YOUR INSTRUCTIONS — Extract only the first line of the listing and every line after it up to and including the one with "for communication systems". Omit the pictures.

DATA EXTRACT —
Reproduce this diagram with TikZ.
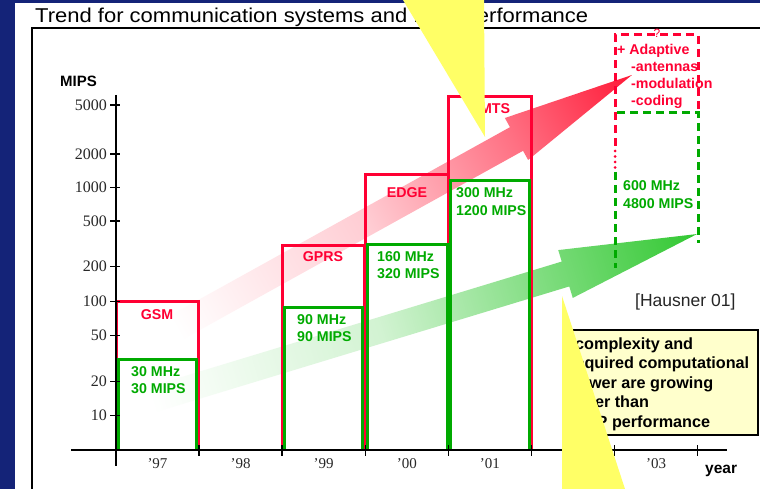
\documentclass[tikz,border=0pt]{standalone}
\usepackage{fontspec}
\setmainfont{Liberation Sans}
\newfontfamily\serifnum{Liberation Serif}
\newfontfamily\titlefont[FakeStretch=1.1]{Liberation Sans}

\definecolor{navy}{RGB}{20,35,120}
\definecolor{trendred}{RGB}{255,0,51}
\definecolor{trendgreen}{RGB}{0,170,0}
\definecolor{arrowred}{RGB}{255,25,55}
\definecolor{arrowgreen}{RGB}{50,200,50}
\definecolor{wedge}{RGB}{255,255,102}
\definecolor{note}{RGB}{255,255,204}
\definecolor{axisnum}{RGB}{40,40,40}

% fades from white at the tail to full colour at the tip
\pgfdeclarehorizontalshading{redtrend}{100bp}{color(0bp)=(white); color(25bp)=(white);
  color(46bp)=(arrowred!22!white); color(62bp)=(arrowred!62!white);
  color(75bp)=(arrowred); color(100bp)=(arrowred)}
\pgfdeclarehorizontalshading{greentrend}{100bp}{color(0bp)=(white); color(25bp)=(white);
  color(46bp)=(arrowgreen!22!white); color(63bp)=(arrowgreen!68!white);
  color(75bp)=(arrowgreen); color(100bp)=(arrowgreen)}

\begin{document}
\begin{tikzpicture}[x=1pt,y=-1pt,
  lbl/.style={inner sep=0, font=\fontsize{14.2}{16}\selectfont\bfseries},
  redlbl/.style={lbl, text=trendred},
  greenlbl/.style={lbl, text=trendgreen, anchor=base west},
  redbar/.style={draw=trendred, line width=3pt},
  greenbar/.style={draw=trendgreen, line width=3pt},
  numlbl/.style={inner sep=0, anchor=base east, text=axisnum, font=\serifnum\fontsize{16}{18}\selectfont},
  yearlbl/.style={inner sep=0, anchor=base, text=axisnum, font=\serifnum\fontsize{15}{18}\selectfont},
  notetxt/.style={inner sep=0, anchor=base west, font=\fontsize{16.2}{18}\selectfont\bfseries}]
\useasboundingbox (0,0) rectangle (760,489);

% slide background
\fill[white] (0,0) rectangle (760,489);
\fill[navy] (0,0) rectangle (15,489);
\fill[navy] (0,0) rectangle (760,3);
\draw[line width=2pt] (32,489) -- (32,28) -- (760,28);
\node[inner sep=0, anchor=base west, font=\titlefont\fontsize{20}{24}\selectfont] (title) at (35,23)
  {Trend for communication systems and DSP performance};

% trend arrows
\begin{scope}[transform canvas={shift={(516.5pt,-139pt)},rotate=29}]
  \shade[shading=redtrend] (-390,-13.5) -- (0,-13.5) -- (0,-24) -- (132,0) -- (0,24) -- (0,13.5) -- (-390,13.5) -- cycle;
\end{scope}
\begin{scope}[transform canvas={shift={(565.5pt,-274pt)},rotate=16.9}]
  \shade[shading=greentrend] (-434,-13) -- (0,-13) -- (0,-25) -- (137.5,0) -- (0,25) -- (0,13) -- (-434,13) -- cycle;
\end{scope}

% systems (red) and their processing needs (green)
\draw[redbar] (116,450) |- (198,301) -- (198,450);
\draw[redbar] (282,450) |- (364,245) -- (364,450);
\draw[redbar] (365,450) |- (448,175) -- (448,450);
\draw[redbar] (448,450) |- (531,97) -- (531,450);
\draw[greenbar] (118,450) |- (196,359) -- (196,450);
\draw[greenbar] (284,450) |- (362,307) -- (362,450);
\draw[greenbar] (367,450) |- (447,244) -- (447,450);
\draw[greenbar] (450,450) |- (529,181) -- (529,450);

% future system
\draw[redbar, dash pattern=on 8pt off 5pt] (615,146) -- (615,35) -- (698,35) -- (698,112);
\draw[redbar, dash pattern=on 0pt off 5.5pt, line cap=round] (615,151) -- (615,168);
\draw[greenbar, dash pattern=on 8pt off 5pt] (617,113) -- (698,113) -- (698,243);
\draw[greenbar, dash pattern=on 8pt off 5pt] (615,172) -- (615,268);

% labels
\node[redlbl, anchor=base] (gsm) at (157,319) {GSM};
\node[greenlbl] (gsmmhz) at (131,376) {30 MHz};
\node[greenlbl] (gsmmips) at (131,393) {30 MIPS};
\node[redlbl, anchor=base] (gprs) at (323,261) {GPRS};
\node[greenlbl] (gprsmhz) at (297,324) {90 MHz};
\node[greenlbl] (gprsmips) at (297,341) {90 MIPS};
\node[redlbl, anchor=base] (edge) at (407,197) {EDGE};
\node[greenlbl] (edgemhz) at (377,261) {160 MHz};
\node[greenlbl] (edgemips) at (377,278) {320 MIPS};
\node[redlbl, anchor=base] (umts) at (490,114) {UMTS};
\node[greenlbl] (umtsmhz) at (456,198) {300 MHz};
\node[greenlbl] (umtsmips) at (456,215) {1200 MIPS};
\node[greenlbl] (nextmhz) at (623,191) {600 MHz};
\node[greenlbl] (nextmips) at (623,208) {4800 MIPS};
\node[inner sep=0, anchor=base, text=trendred, font=\fontsize{12}{14}\selectfont] (unknown) at (657,38) {?};
\node[redlbl, anchor=base west] (adaptive) at (617,55) {+ Adaptive};
\node[redlbl, anchor=base west] (antennas) at (631,72) {-antennas};
\node[redlbl, anchor=base west] (modulation) at (631,89) {-modulation};
\node[redlbl, anchor=base west] (coding) at (631,106) {-coding};

% axes
\draw[line width=1.5pt] (116,95) -- (116,466);
\draw[line width=1.5pt] (71,450) -- (727,450);
\foreach \v/\y in {5000/105,2000/154,1000/187.7,500/221,200/266.7,100/301.7,50/335.7,20/381.7,10/415.7}{
  \draw[line width=1.5pt] (110,\y) -- (120,\y);
  \node[numlbl] at (107,\y+5.2) {\v};
}
\foreach \k in {1,...,7}{
  \draw[line width=1.5pt] (116+83.1*\k,445) -- (116+83.1*\k,456);
}
\foreach \yr [count=\k from 0] in {97,98,99,00,01,02,03}{
  \node[yearlbl] at (157.5+83.1*\k,468) {’\yr};
}
\node[lbl, anchor=base west, font=\fontsize{15}{18}\selectfont\bfseries] (mips) at (60,86.5) {MIPS};
\node[lbl, anchor=base west, font=\fontsize{15.5}{18}\selectfont\bfseries] (year) at (705,473) {year};

\node[inner sep=0, anchor=base west, text=black!85, font=\fontsize{17.5}{20}\selectfont] (ref) at (635,306) {[Hausner 01]};

% statement box
\draw[fill=note, line width=1.5pt] (564,330) rectangle (758,435);
\node[notetxt] (l1) at (575,349) {complexity and};
\node[notetxt] (l2) at (569,368.5) {required computational};
\node[notetxt] (l3) at (569,388) {power are growing};
\node[notetxt] (l4) at (566,407.5) {faster than};
\node[notetxt] (l5) at (574,427) {DSP performance};

% pointer wedges
\fill[wedge] (403,0) -- (484,0) -- (485,137) -- cycle;
\fill[wedge] (562,296) -- (562,489) -- (625,489) -- cycle;
\end{tikzpicture}
\end{document}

WORKED ANSWER —
Reproduce this diagram with TikZ.
\documentclass[tikz,border=0pt]{standalone}
\usepackage{fontspec}
\setmainfont{Liberation Sans}
\newfontfamily\serifnum{Liberation Serif}
\newfontfamily\titlefont[FakeStretch=1.1]{Liberation Sans}

\definecolor{navy}{RGB}{20,35,120}
\definecolor{trendred}{RGB}{255,0,51}
\definecolor{trendgreen}{RGB}{0,170,0}
\definecolor{arrowred}{RGB}{255,25,55}
\definecolor{arrowgreen}{RGB}{50,200,50}
\definecolor{wedge}{RGB}{255,255,102}
\definecolor{note}{RGB}{255,255,204}
\definecolor{axisnum}{RGB}{40,40,40}

% fades from white at the tail to full colour at the tip
\pgfdeclarehorizontalshading{redtrend}{100bp}{color(0bp)=(white); color(25bp)=(white);
  color(46bp)=(arrowred!22!white); color(62bp)=(arrowred!62!white);
  color(75bp)=(arrowred); color(100bp)=(arrowred)}
\pgfdeclarehorizontalshading{greentrend}{100bp}{color(0bp)=(white); color(25bp)=(white);
  color(46bp)=(arrowgreen!22!white); color(63bp)=(arrowgreen!68!white);
  color(75bp)=(arrowgreen); color(100bp)=(arrowgreen)}

\begin{document}
\begin{tikzpicture}[x=1pt,y=-1pt,
  lbl/.style={inner sep=0, font=\fontsize{14.2}{16}\selectfont\bfseries},
  redlbl/.style={lbl, text=trendred},
  greenlbl/.style={lbl, text=trendgreen, anchor=base west},
  redbar/.style={draw=trendred, line width=3pt},
  greenbar/.style={draw=trendgreen, line width=3pt},
  numlbl/.style={inner sep=0, anchor=base east, text=axisnum, font=\serifnum\fontsize{16}{18}\selectfont},
  yearlbl/.style={inner sep=0, anchor=base, text=axisnum, font=\serifnum\fontsize{15}{18}\selectfont},
  notetxt/.style={inner sep=0, anchor=base west, font=\fontsize{16.2}{18}\selectfont\bfseries}]
\useasboundingbox (0,0) rectangle (760,489);

% slide background
\fill[white] (0,0) rectangle (760,489);
\fill[navy] (0,0) rectangle (15,489);
\fill[navy] (0,0) rectangle (760,3);
\draw[line width=2pt] (32,489) -- (32,28) -- (760,28);
\node[inner sep=0, anchor=base west, font=\titlefont\fontsize{20}{24}\selectfont] (title) at (35,23)
  {Trend for communication systems and DSP performance};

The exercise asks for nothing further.